以上の点を総合評価すると、比較例1〜7の各粘着付与剤樹脂エマルションを使用した粘着剤は、タック、粘着力、保持力のうちの概ね2物性、或はそれ以上で劣り、粘着物性バランスが悪いのに対して、実施例1〜9を使用した粘着剤は、タック、粘着力、保持力の粘着物性バランスに優れ、特に、比較例では課題の大きい高温保持力に優れることが明らかになった。
従って、ロジン系の粘着付与剤樹脂に、優れた粘着物性バランスを付与するためには、(a)重合ロジンエステルではなく、アクリル酸で変性した重合ロジンをエステル化する必要があること(比較例1との対比)、(b)アクリル酸で変性する対象は単量体ロジン類、或は不均化ロジンではなく、重合ロジンを選択する必要があること(比較例3、比較例6との対比)、(c)また、重合ロジンの変性にはマレイン酸やメタクリル酸ではなく、アクリル酸を選択する必要があること(比較例4〜5との対比)、(d)アクリル酸変性重合ロジンエステルの軟化点は140℃以上であること(比較例7との対比)の夫々の要素の重要性が明確になった。

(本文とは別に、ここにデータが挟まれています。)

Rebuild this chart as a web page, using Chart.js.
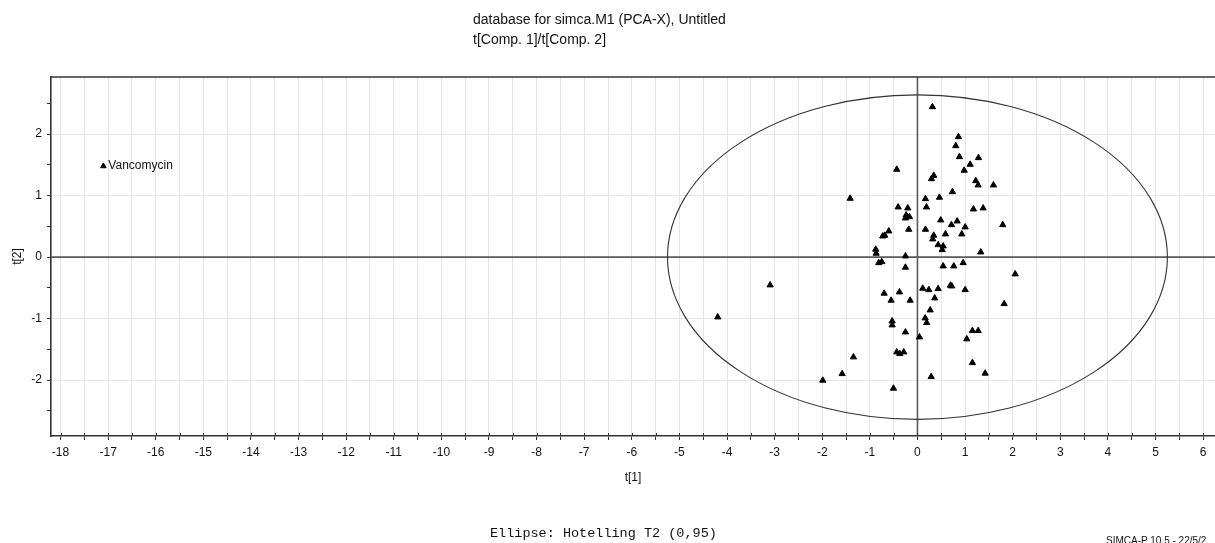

このことは、フマル酸変性重合ロジンエステルについても同様である。
【図面の簡単な説明】
【図1】製造例1〜9及び比較製造例1〜7の各粘着付与剤樹脂を製造する際の重合ロジンのダイマー酸含有率、重合ロジンと単量体ロジン類の混合割合、アクリル酸(又はフマル酸)の変性率、アクリル酸(又はフマル酸)変性重合ロジン(即ち、ベース樹脂)及びそのエステル化物の酸価、軟化点、並びに実施例1〜9及び比較例1〜7の各粘着付与剤樹脂エマルションの性状などを示す図表である。
【図2】実施例1〜9及び比較例1〜7の各粘着付与剤樹脂エマルションを用いて製造した水性粘着剤の粘着物性評価試験の結果を示す図表である。
Claims (3)
- 重合ロジンをアクリル酸で変性し、その変性率が1〜10重量%であるアクリル酸変性重合ロジンを多価アルコールでエステル化し、軟化点140〜180℃としたアクリル酸変性重合ロジンエステルを水中に分散したことを特徴とする粘着付与剤樹脂エマルション。
- ダイマー酸を30重量%以上含有する重合ロジンをアクリル酸で変性することを特徴とする請求項1に記載の粘着付与剤樹脂エマルション。
- アクリル酸に代えて、フマル酸で重合ロジンを変性し、当該フマル酸変性重合ロジンを多価アルコールでエステル化することを特徴とする請求項1又は2に記載の粘着付与剤樹脂エマルション。